Schoolteachers are forced to sign up on social media platforms for online campaigns and other purposes. And applicants for teaching posts are asked to take a course that is designed to glorify the SDF and its frontmen.
The Arab majority towns and neighbourhoods in northeastern Syria are being subjected to a rapid ideological change unleashed by the SDF, which is dominated by YPG, the Syrian wing of PKK. The PKK is classified as a terrorist group by the US, European Union and Turkey.
The US-backed SDF uses civilian institutions, including schools, in Raqqa and Deir Ezzor to tighten its control in the region and gain some degree of acceptance from local Arabs.
Shaheen, a teacher in Raqqa’s countryside town of Tishreen, told TRT World the SDF exerts pressure on them through the Education Office which reports to the Raqqa Civil Council (RCC), an administrative body infiltrated by the SDF.
“Periodically, the RCC’s Education office informs us for demonstrations in the city to support the ideas of PKK, and that usually happens when SDF loses an area in a battle, and sometimes the demonstrations don’t need a specific reason. We just gather and chant pro-SDF slogans,” Shaheen said.
Shaheen said that the SDF fired three teachers, who were his colleagues, from a school in Tishreen in August 2019, and arrested one of them because they refused to participate in SDF-sponsored demonstrations.
"The SDF blackmails us saying we will lose our jobs and salaries, the money we earn to feed our families, if we do not join their campaigns and demonstrations. We don’t care about them at all. We don’t know the leader they are talking about, and we had never heard the Kurdish names they repeat all the time to identify Arab cities like Tel Abyad and Ras al Ayan".
Another teacher named Fatima said the SDF has made it necessary for all applicants to first take a 45-day "closed course", in which they are exposed to the so-called "PKK principles", before they are hired in any of Raqqa's schools.
“Despite me having graduated in history from an official Syrian university, this 45-day course was a prerequisite.
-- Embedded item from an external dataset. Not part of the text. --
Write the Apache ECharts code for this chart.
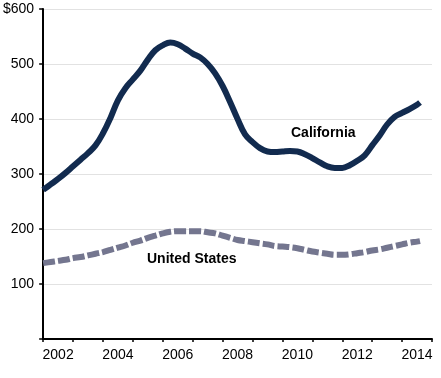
<!DOCTYPE html>
<html>
<head>
<meta charset="utf-8">
<style>html,body{margin:0;padding:0;background:#fff}#c{width:441px;height:378px}</style>
<script src="https://cdn.jsdelivr.net/npm/echarts@6/dist/echarts.min.js"></script>
</head>
<body>
<div id="c"></div>
<script>
var quarters = [2002,2002.25,2002.5,2002.75,2003,2003.25,2003.5,2003.75,2004,2004.25,2004.5,2004.75,2005,2005.25,2005.5,2005.75,2006,2006.25,2006.5,2006.75,2007,2007.25,2007.5,2007.75,2008,2008.25,2008.5,2008.75,2009,2009.25,2009.5,2009.75,2010,2010.25,2010.5,2010.75,2011,2011.25,2011.5,2011.75,2012,2012.25,2012.5,2012.75,2013,2013.25,2013.5,2013.75,2014,2014.25,2014.5,2014.6];
var california = [271,281,291,302,314,326,338,352,374,402,434,456,472,488,508,525,534,539,536,528,519,512,500,483,460,431,400,372,358,347,341,340,341,342,341,336,329,321,314,311,311,316,324,334,352,370,390,404,411,418,426,430];
var unitedStates = [138,140,142,144,147,149,152,155,158,162,166,170,175,179,184,188,192,195,196,196,196,196,194,192,188,184,180,178,176,174,172,169,168,167,165,162,159,157,155,153,153,154,156,158,161,163,166,169,172,175,177,178];
var yearLabels = ['2002','','2004','','2006','','2008','','2010','','2012','','2014'];
var seriesNames = ['California','United States'];

function pairs(vals){ return quarters.map(function(q,i){ return [q, vals[i]]; }); }

var chart = echarts.init(document.getElementById('c'));
chart.setOption({
  animation: false,
  grid: {left: 43, right: 9, top: 9, bottom: 39},
  xAxis: [{
    type: 'value', min: 2002, max: 2015, interval: 1,
    axisLine: {show: true, lineStyle: {color: '#000', width: 2}},
    axisTick: {show: true, length: 3, lineStyle: {color: '#000', width: 1.5}},
    axisLabel: {show: false},
    splitLine: {show: false}
  }, {
    type: 'category', position: 'bottom', data: yearLabels, boundaryGap: true,
    axisLine: {show: false}, axisTick: {show: false}, splitLine: {show: false},
    axisLabel: {interval: 0, margin: 9, fontSize: 14, color: '#000', fontFamily: 'Liberation Sans, Arial, sans-serif'}
  }],
  yAxis: {
    type: 'value', min: 0, max: 600, interval: 100,
    axisLine: {show: true, lineStyle: {color: '#000', width: 2}},
    axisTick: {show: true, length: 4, lineStyle: {color: '#000', width: 1.5}},
    axisLabel: {margin: 9, fontSize: 14, color: '#000', fontFamily: 'Liberation Sans, Arial, sans-serif',
      formatter: function(v){ return v === 600 ? '$600' : (v === 0 ? '' : String(v)); }},
    splitLine: {show: true, lineStyle: {color: '#e2e2e2', width: 1}}
  },
  series: [{
    name: seriesNames[0], type: 'line', data: pairs(california), showSymbol: false, smooth: 0.4,
    lineStyle: {color: '#122b4f', width: 6, cap: 'butt'}, z: 3
  }, {
    name: seriesNames[1], type: 'line', data: pairs(unitedStates), showSymbol: false, smooth: 0.4,
    lineStyle: {color: '#74768f', width: 6, type: [12, 3], cap: 'butt'}, z: 2
  }],
  graphic: [{
    type: 'text', left: 291, top: 126,
    style: {text: seriesNames[0], font: 'bold 14px "Liberation Sans", Arial, sans-serif', fill: '#000'}
  }, {
    type: 'text', left: 147, top: 252,
    style: {text: seriesNames[1], font: 'bold 14px "Liberation Sans", Arial, sans-serif', fill: '#000'}
  }]
});
</script>
</body>
</html>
I asked them to test my abilities in history if they suspect my degree is fake or something. I didn’t have 45 days to spare for their course because of my responsibilities toward my family. They refused, so I had no other option but to take the course," said the 29-year-old Fatima.
Fatima soon realised that the course was in total contrast with the concept of teaching and learning. Instead, she said, it was all about glorifying the PKK terror group and its leader Abdullah Ocalan, who has been in a Turkish prison since 1999.
“I often asked myself and some trusted friends: What do we have to do with all this? Why are we wasting our time?”
“What annoyed me the most was that they didn't even know the people of Raqqa; they tried to use Islam to make us believe in the PKK's thought process. They saw Raqqa and its people as Daesh supporters, so they thought they could make us believe in their ideology by using Islamic terms and examples. In one of the classes, a Kurdish speaking man who could barely speak Arabic, heaped praises of Ocalan and how he has memorized the Quran or gave Islamic lectures in mosques”.
Apart from forcing teachers into submission by deploying various tactics, the SDF pushes them to sign up on social media platforms like Twitter and join the pro-PKK trolls to endorse their agendas and campaigns.
Khalil, a schoolteacher in Raqqa, received instructions from his superiors to create a WhatsApp teachers’ group and circulate the SDF's content on it.
In a recent SDF Twitter campaign led by its spokesperson Ferhad Shami, most of the replies came from accounts that were formed between the month of June and September, which is when the schoolteachers of Raqqa were instructed to create social media accounts.
Khalil said the SDF sought forced consent from teachers before asking them to create social media accounts and spread disinformation through other means of communication.
Several human rights groups have raised concerns over the SDF's continuing attempts to change the demographic makeup of northeastern Syria. In October 2019, a Syrian research centre named Hibr released a report highlighting "violations and demographic change" carried out by the SDF and its factions in northeastern Syria.
Diluting Arab populations with non-Arabs is an essential part of the SDF's playbook. The matters get worse for local Arabs when they are being forced to join the SDF ranks. In June this year, eight Syrian Arabs were shot dead in Manbij region by the SDF during a protest against forced inscriptions.
[Note: TRT World withheld the first names of Shaheen and Khalil and the surname of Fatima to ensure they do not face any kind of reprisal for speaking out against the SDF's repression.]